* _MATERIAL FOR THIS EXERCISE_

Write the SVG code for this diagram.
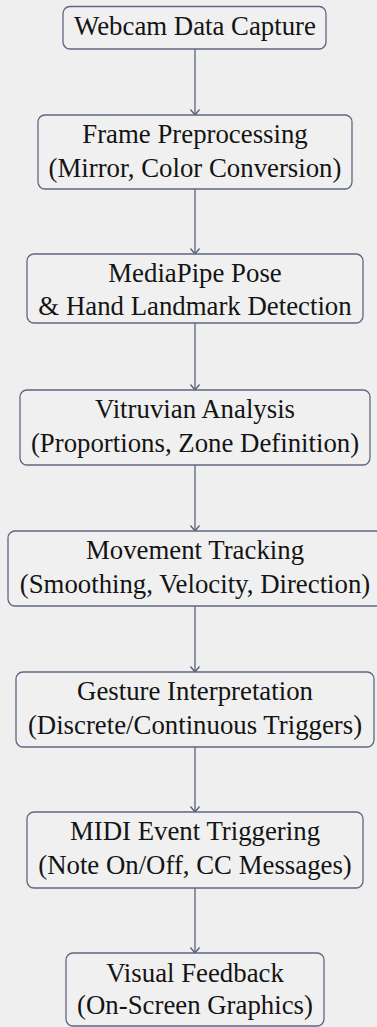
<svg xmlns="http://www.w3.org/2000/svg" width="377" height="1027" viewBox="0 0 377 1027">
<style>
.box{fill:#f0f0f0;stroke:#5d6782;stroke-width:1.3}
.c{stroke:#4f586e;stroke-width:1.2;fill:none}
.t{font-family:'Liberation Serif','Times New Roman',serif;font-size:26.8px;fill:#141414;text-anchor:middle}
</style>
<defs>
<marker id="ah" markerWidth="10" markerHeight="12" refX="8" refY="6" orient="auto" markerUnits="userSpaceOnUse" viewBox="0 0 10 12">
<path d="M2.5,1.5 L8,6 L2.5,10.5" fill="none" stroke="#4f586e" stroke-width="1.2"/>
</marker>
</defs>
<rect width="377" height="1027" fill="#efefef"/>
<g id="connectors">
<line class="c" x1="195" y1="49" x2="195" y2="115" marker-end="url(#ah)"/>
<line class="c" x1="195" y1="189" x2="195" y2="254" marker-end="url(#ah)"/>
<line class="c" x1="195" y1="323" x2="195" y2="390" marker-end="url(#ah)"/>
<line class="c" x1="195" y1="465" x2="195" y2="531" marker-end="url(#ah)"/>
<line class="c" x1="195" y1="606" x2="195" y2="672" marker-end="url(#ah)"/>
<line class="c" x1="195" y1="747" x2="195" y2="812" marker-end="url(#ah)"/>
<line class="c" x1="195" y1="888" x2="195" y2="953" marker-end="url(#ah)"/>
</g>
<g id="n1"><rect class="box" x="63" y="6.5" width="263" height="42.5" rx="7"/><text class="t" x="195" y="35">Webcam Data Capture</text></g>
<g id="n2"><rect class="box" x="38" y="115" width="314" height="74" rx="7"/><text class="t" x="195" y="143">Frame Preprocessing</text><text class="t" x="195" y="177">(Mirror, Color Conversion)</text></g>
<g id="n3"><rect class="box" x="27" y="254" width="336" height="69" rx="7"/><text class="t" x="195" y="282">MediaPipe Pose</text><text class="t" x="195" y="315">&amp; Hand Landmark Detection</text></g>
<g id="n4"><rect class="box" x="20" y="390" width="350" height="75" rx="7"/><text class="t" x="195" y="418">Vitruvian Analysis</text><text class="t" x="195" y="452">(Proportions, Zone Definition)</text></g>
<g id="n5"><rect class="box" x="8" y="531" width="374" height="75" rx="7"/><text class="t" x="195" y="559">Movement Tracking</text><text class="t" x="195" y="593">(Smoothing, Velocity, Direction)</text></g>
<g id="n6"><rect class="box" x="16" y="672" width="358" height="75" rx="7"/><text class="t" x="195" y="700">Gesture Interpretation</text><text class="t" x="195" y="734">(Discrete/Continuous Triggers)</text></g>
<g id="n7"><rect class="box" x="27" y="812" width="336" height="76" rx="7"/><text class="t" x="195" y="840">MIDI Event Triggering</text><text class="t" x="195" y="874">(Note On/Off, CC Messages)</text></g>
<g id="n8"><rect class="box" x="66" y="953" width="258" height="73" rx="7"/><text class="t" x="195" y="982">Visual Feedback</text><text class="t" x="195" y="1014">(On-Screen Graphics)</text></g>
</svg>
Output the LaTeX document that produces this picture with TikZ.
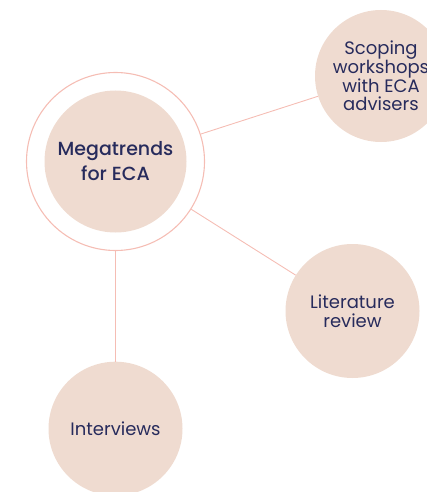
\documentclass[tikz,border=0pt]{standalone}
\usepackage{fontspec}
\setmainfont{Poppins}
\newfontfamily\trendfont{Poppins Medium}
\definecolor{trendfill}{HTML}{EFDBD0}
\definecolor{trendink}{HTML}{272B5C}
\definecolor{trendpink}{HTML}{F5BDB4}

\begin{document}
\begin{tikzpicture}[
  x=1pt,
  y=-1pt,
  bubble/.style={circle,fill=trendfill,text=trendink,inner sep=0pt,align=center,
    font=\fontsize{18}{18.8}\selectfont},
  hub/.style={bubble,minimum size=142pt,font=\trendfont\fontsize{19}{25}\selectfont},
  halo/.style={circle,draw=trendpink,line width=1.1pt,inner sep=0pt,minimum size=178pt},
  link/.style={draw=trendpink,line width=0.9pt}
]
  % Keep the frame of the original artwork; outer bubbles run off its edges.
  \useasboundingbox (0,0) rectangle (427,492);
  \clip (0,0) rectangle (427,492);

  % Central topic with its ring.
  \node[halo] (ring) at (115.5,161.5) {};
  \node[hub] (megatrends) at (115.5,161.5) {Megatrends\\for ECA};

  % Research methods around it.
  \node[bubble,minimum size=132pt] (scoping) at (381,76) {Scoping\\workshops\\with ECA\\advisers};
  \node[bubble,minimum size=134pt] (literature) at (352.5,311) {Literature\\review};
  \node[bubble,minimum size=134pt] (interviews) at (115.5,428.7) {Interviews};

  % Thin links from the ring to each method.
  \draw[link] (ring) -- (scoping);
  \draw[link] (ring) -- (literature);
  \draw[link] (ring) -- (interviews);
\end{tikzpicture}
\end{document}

* _SHORT EXERCISE_
Images in the data above are to be skipped. Retype all other material exactly.

* _EXPECTED ANSWER_
Write the SVG code for this diagram.
<svg xmlns="http://www.w3.org/2000/svg" width="377" height="1027" viewBox="0 0 377 1027">
<style>
.box{fill:#f0f0f0;stroke:#5d6782;stroke-width:1.3}
.c{stroke:#4f586e;stroke-width:1.2;fill:none}
.t{font-family:'Liberation Serif','Times New Roman',serif;font-size:26.8px;fill:#141414;text-anchor:middle}
</style>
<defs>
<marker id="ah" markerWidth="10" markerHeight="12" refX="8" refY="6" orient="auto" markerUnits="userSpaceOnUse" viewBox="0 0 10 12">
<path d="M2.5,1.5 L8,6 L2.5,10.5" fill="none" stroke="#4f586e" stroke-width="1.2"/>
</marker>
</defs>
<rect width="377" height="1027" fill="#efefef"/>
<g id="connectors">
<line class="c" x1="195" y1="49" x2="195" y2="115" marker-end="url(#ah)"/>
<line class="c" x1="195" y1="189" x2="195" y2="254" marker-end="url(#ah)"/>
<line class="c" x1="195" y1="323" x2="195" y2="390" marker-end="url(#ah)"/>
<line class="c" x1="195" y1="465" x2="195" y2="531" marker-end="url(#ah)"/>
<line class="c" x1="195" y1="606" x2="195" y2="672" marker-end="url(#ah)"/>
<line class="c" x1="195" y1="747" x2="195" y2="812" marker-end="url(#ah)"/>
<line class="c" x1="195" y1="888" x2="195" y2="953" marker-end="url(#ah)"/>
</g>
<g id="n1"><rect class="box" x="63" y="6.5" width="263" height="42.5" rx="7"/><text class="t" x="195" y="35">Webcam Data Capture</text></g>
<g id="n2"><rect class="box" x="38" y="115" width="314" height="74" rx="7"/><text class="t" x="195" y="143">Frame Preprocessing</text><text class="t" x="195" y="177">(Mirror, Color Conversion)</text></g>
<g id="n3"><rect class="box" x="27" y="254" width="336" height="69" rx="7"/><text class="t" x="195" y="282">MediaPipe Pose</text><text class="t" x="195" y="315">&amp; Hand Landmark Detection</text></g>
<g id="n4"><rect class="box" x="20" y="390" width="350" height="75" rx="7"/><text class="t" x="195" y="418">Vitruvian Analysis</text><text class="t" x="195" y="452">(Proportions, Zone Definition)</text></g>
<g id="n5"><rect class="box" x="8" y="531" width="374" height="75" rx="7"/><text class="t" x="195" y="559">Movement Tracking</text><text class="t" x="195" y="593">(Smoothing, Velocity, Direction)</text></g>
<g id="n6"><rect class="box" x="16" y="672" width="358" height="75" rx="7"/><text class="t" x="195" y="700">Gesture Interpretation</text><text class="t" x="195" y="734">(Discrete/Continuous Triggers)</text></g>
<g id="n7"><rect class="box" x="27" y="812" width="336" height="76" rx="7"/><text class="t" x="195" y="840">MIDI Event Triggering</text><text class="t" x="195" y="874">(Note On/Off, CC Messages)</text></g>
<g id="n8"><rect class="box" x="66" y="953" width="258" height="73" rx="7"/><text class="t" x="195" y="982">Visual Feedback</text><text class="t" x="195" y="1014">(On-Screen Graphics)</text></g>
</svg>
Output the LaTeX document that produces this picture with TikZ.
\documentclass[tikz,border=0pt]{standalone}
\usepackage{fontspec}
\setmainfont{Poppins}
\newfontfamily\trendfont{Poppins Medium}
\definecolor{trendfill}{HTML}{EFDBD0}
\definecolor{trendink}{HTML}{272B5C}
\definecolor{trendpink}{HTML}{F5BDB4}

\begin{document}
\begin{tikzpicture}[
  x=1pt,
  y=-1pt,
  bubble/.style={circle,fill=trendfill,text=trendink,inner sep=0pt,align=center,
    font=\fontsize{18}{18.8}\selectfont},
  hub/.style={bubble,minimum size=142pt,font=\trendfont\fontsize{19}{25}\selectfont},
  halo/.style={circle,draw=trendpink,line width=1.1pt,inner sep=0pt,minimum size=178pt},
  link/.style={draw=trendpink,line width=0.9pt}
]
  % Keep the frame of the original artwork; outer bubbles run off its edges.
  \useasboundingbox (0,0) rectangle (427,492);
  \clip (0,0) rectangle (427,492);

  % Central topic with its ring.
  \node[halo] (ring) at (115.5,161.5) {};
  \node[hub] (megatrends) at (115.5,161.5) {Megatrends\\for ECA};

  % Research methods around it.
  \node[bubble,minimum size=132pt] (scoping) at (381,76) {Scoping\\workshops\\with ECA\\advisers};
  \node[bubble,minimum size=134pt] (literature) at (352.5,311) {Literature\\review};
  \node[bubble,minimum size=134pt] (interviews) at (115.5,428.7) {Interviews};

  % Thin links from the ring to each method.
  \draw[link] (ring) -- (scoping);
  \draw[link] (ring) -- (literature);
  \draw[link] (ring) -- (interviews);
\end{tikzpicture}
\end{document}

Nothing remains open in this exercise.